We find ourselves musing, recalling the traces of innumerable life trials (Anguish Etched, Imprinted Furrow, Ashgray Spirit, Greybeard). We close our eyes in a blissful recollection of splashing through life’s unknowns and troubles (Rapture, Bubble Game). We are born as old souls in a hopeless world (Manchild Pathos, Dews of Sorrow, Sobbing Spirit). We are elevated into an intimate communion with our own prayers or shadows (Ghosts of Sorbonne). We answer the call to be philosophers within ourselves (Visitors). We leaf through our mindless or soulful love album (Love’s Neophytes or Young Lovers, Intimate Space, Forever Dalliance or Tides of Time). We are about to surrender to the lost ones (Renouncing Reason, Tepid Ride, Reflection in Gray). We work (Proletariat, Faithful Plower, Bookie) and pray (Temple Mount, Illumination at St Paul’s) in contrasts (Lie in Wait, Procession at Moulin). We cycle through Dante's circles of Hell (Quizzical Grin, Frenzied Guise, Fortune Hunters). We aimlessly or articulately protest (In a Manner of Articulation, Courtyard Rhetoric, Mute Behest). We gaze and feel, and gaze and wonder, and travel all the way into the abyss of our souls, then up to the sky of our conscience and back again, not finding the same road again (Poignantly Aware, Intellect-Indigent). Where are we going (Towards Eden’s Meadows, Beatitude)? In the end we shall chant (Memento Mori). And we shall be nowhere and everywhere (Elysian Night). Ah, we, and our (Sobbing Spirit)...

Guided by these subtle visual whispers of the Story Teller, we have turned into ageless and place-less travelers through humanity, feeling–somewhere between time and space–the same part of the universal being. “Every photograph is a story of universal meanings, written with light,” he says. “It is not a reproduction but rather a creative process of a visual narrative where the image is the center of everything and every small detail, highlight and shadow is part of the story. I have been given the formidable privilege of creating new expressions that illuminate the colors of mankind; bringing a meaning to each image and every experience through extreme intimacy, perpetual attentiveness and deep love for the community of man.”

Mastering the visual logos of denuding the viewed ones of their individual pantheism, while poignantly revealing the charge of their universal human pathos, he aims to depict the quintessential traveling of the human soul, thus accessing the same spiritual dimension within the viewer. Therefore, he does not offer us personal stories, but states of mind, feelings, reactions, thoughts, manifestations of man and his soul in different moments of his life walk. He remarks, “Leonardo da Vinci said: ‘The eye is the window of the soul.’ Remembering the erudite observation, I journeyed humanity’s Milky Way. From my perspective the character, the person, is but a single event in the continuum of what a ‘being’ is. When investigating existence from this perspective, the meaning of using the camera as the window of the soul takes on a distinctly more profound meaning!”

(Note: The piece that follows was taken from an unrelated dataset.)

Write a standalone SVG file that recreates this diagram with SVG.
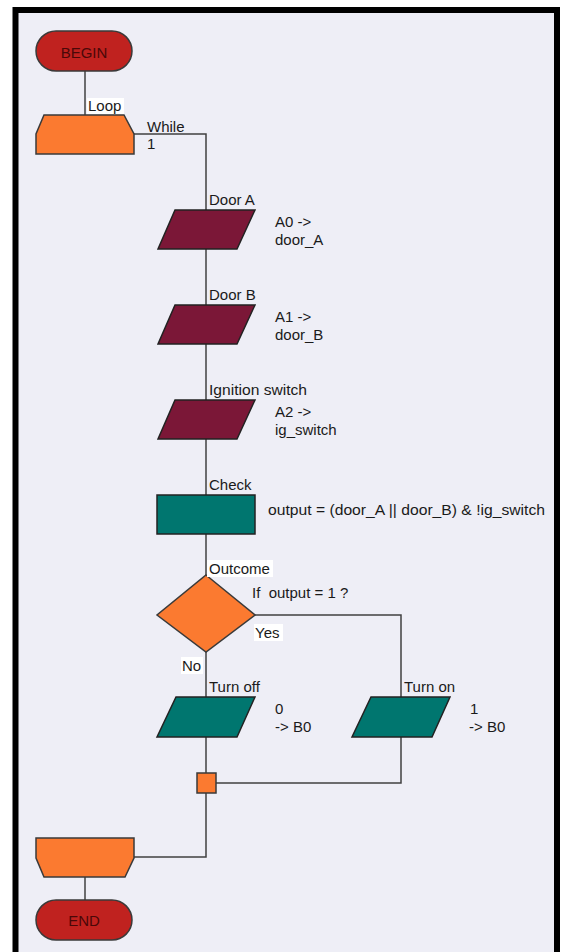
<svg xmlns="http://www.w3.org/2000/svg" width="563" height="952" viewBox="0 0 563 952">
<style>
text{font-family:"Liberation Sans",Arial,sans-serif;font-size:15px;fill:#1a1a1a}
.term{fill:#C0221F;stroke:#3a3a3a;stroke-width:1.5}
.loop{fill:#FB7A30;stroke:#3a3a3a;stroke-width:1.5}
.io{fill:#7B1737;stroke:#222;stroke-width:1.5}
.teal{fill:#00766F;stroke:#222;stroke-width:1.5}
.tt{fill:#4a0808;font-size:15px}
.lbg{fill:#ffffff}
.conn{fill:none;stroke:#404040;stroke-width:1.5}
</style>
<rect x="0" y="0" width="563" height="952" fill="#ffffff"/>
<rect x="15.5" y="10" width="541.5" height="950" fill="#EEEEF6" stroke="#000" stroke-width="6"/>
<g id="connectors">
<path class="conn" d="M85 71V115"/>
<path class="conn" d="M134 134H206V210"/>
<path class="conn" d="M206 249V305"/>
<path class="conn" d="M206 344V400"/>
<path class="conn" d="M206 439V495"/>
<path class="conn" d="M206 534V575"/>
<path class="conn" d="M206 652V697"/>
<path class="conn" d="M255 615H401V697"/>
<path class="conn" d="M206 737V773"/>
<path class="conn" d="M401 737V783H216"/>
<path class="conn" d="M206 793V857H134"/>
<path class="conn" d="M85 877V900"/>
</g>
<g id="begin">
<rect class="term" x="36" y="31" width="96" height="40" rx="20"/>
<text class="tt" x="84" y="58" text-anchor="middle">BEGIN</text>
</g>
<g id="loop">
<polygon class="loop" points="44,115 124,115 134,134 134,154 36,154 36,134"/>
<rect class="lbg" x="87" y="98" width="37" height="16"/>
<text x="88" y="111">Loop</text>
<text x="147" y="132">While</text>
<text x="147" y="149">1</text>
</g>
<g id="doorA">
<polygon class="io" points="175,210 255,210 237,249 158,249"/>
<text x="209" y="205">Door A</text>
<text x="275" y="227">A0 -&gt;</text>
<text x="275" y="245">door_A</text>
</g>
<g id="doorB">
<polygon class="io" points="175,305 255,305 237,344 158,344"/>
<text x="209" y="300">Door B</text>
<text x="275" y="322">A1 -&gt;</text>
<text x="275" y="340">door_B</text>
</g>
<g id="ignition">
<polygon class="io" points="175,400 255,400 237,439 158,439"/>
<text x="209" y="395" textLength="98" lengthAdjust="spacingAndGlyphs">Ignition switch</text>
<text x="275" y="417">A2 -&gt;</text>
<text x="275" y="435">ig_switch</text>
</g>
<g id="check">
<rect class="teal" x="157" y="495" width="98" height="39"/>
<text x="209" y="490">Check</text>
<text x="268" y="515" textLength="277" lengthAdjust="spacingAndGlyphs">output = (door_A || door_B) &amp; !ig_switch</text>
</g>
<g id="outcome">
<polygon class="loop" points="206,575 255,615 206,652 157,615"/>
<rect class="lbg" x="207" y="560" width="66" height="17"/>
<text x="209" y="574">Outcome</text>
<text x="252" y="598" xml:space="preserve">If  output = 1 ?</text>
<rect class="lbg" x="254" y="624" width="29" height="17"/>
<text x="255" y="638">Yes</text>
<rect class="lbg" x="181" y="657" width="22" height="17"/>
<text x="182" y="671">No</text>
</g>
<g id="turnoff">
<polygon class="teal" points="176,697 255,697 237,737 157,737"/>
<text x="209" y="692">Turn off</text>
<text x="275" y="714">0</text>
<text x="275" y="732">-&gt; B0</text>
</g>
<g id="turnon">
<polygon class="teal" points="371,697 450,697 432,737 352,737"/>
<text x="404" y="692">Turn on</text>
<text x="470" y="714">1</text>
<text x="469" y="732">-&gt; B0</text>
</g>
<g id="junction">
<rect class="loop" x="197" y="773" width="19" height="20"/>
</g>
<g id="loopend">
<polygon class="loop" points="36,838 134,838 134,858 125,877 44,877 36,858"/>
</g>
<g id="end">
<rect class="term" x="36" y="900" width="96" height="40" rx="20"/>
<text class="tt" x="84" y="926" text-anchor="middle">END</text>
</g>
</svg>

For this reason, not even his creative captures of apparently empty places–streets, plazas, architectural sites–are inanimate, nor do they give birth to the aesthetic lust. They also fol- low the essence of rendering a subtle meaning, by being instilled with a powerful presence of the spiritus loci, surprised while having an ethereal rendezvous with its fellow human counterpart (Elysian Night, Winter Road, Rue Auber, Rue Charlemagne, Place Vendome, Ilumination at St. Paul's, Vue du Pantheon, Rue De L’Universite). For the same reason, his creative or surrealist visual plays are philosophical essays about human life (Extensions, Visage, Alegory II, Trilogy, Shades of Life). There is a special section of his work where the artist applies this overall principal to give visual life to a particular soul: the photographs depicting Israel’s pillars, be they remarkable diplomats or significant religious and historical places and symbols (Sons of Abraham, Alchemy of Faith, Elijah Grove).

As a rule, the artist conveys his vision in a complex and versatile manner, as a vast range of themes gravitate around this philosophical thread. He has left out almost no aspect of human life. “A volume of work with a range of expressions that carry the same message, or a volume of work with identical messages carried through a wide range of themes - which method should I choose? Which method would be more successful in delivering the message I am trying to convey? This has been a brainteaser of mine since the very beginning. I could not decide. I chose both!” He renders all his pieces in the most appropriate and suggestive photographic style, be it documentary, candid, creative, or surrealist.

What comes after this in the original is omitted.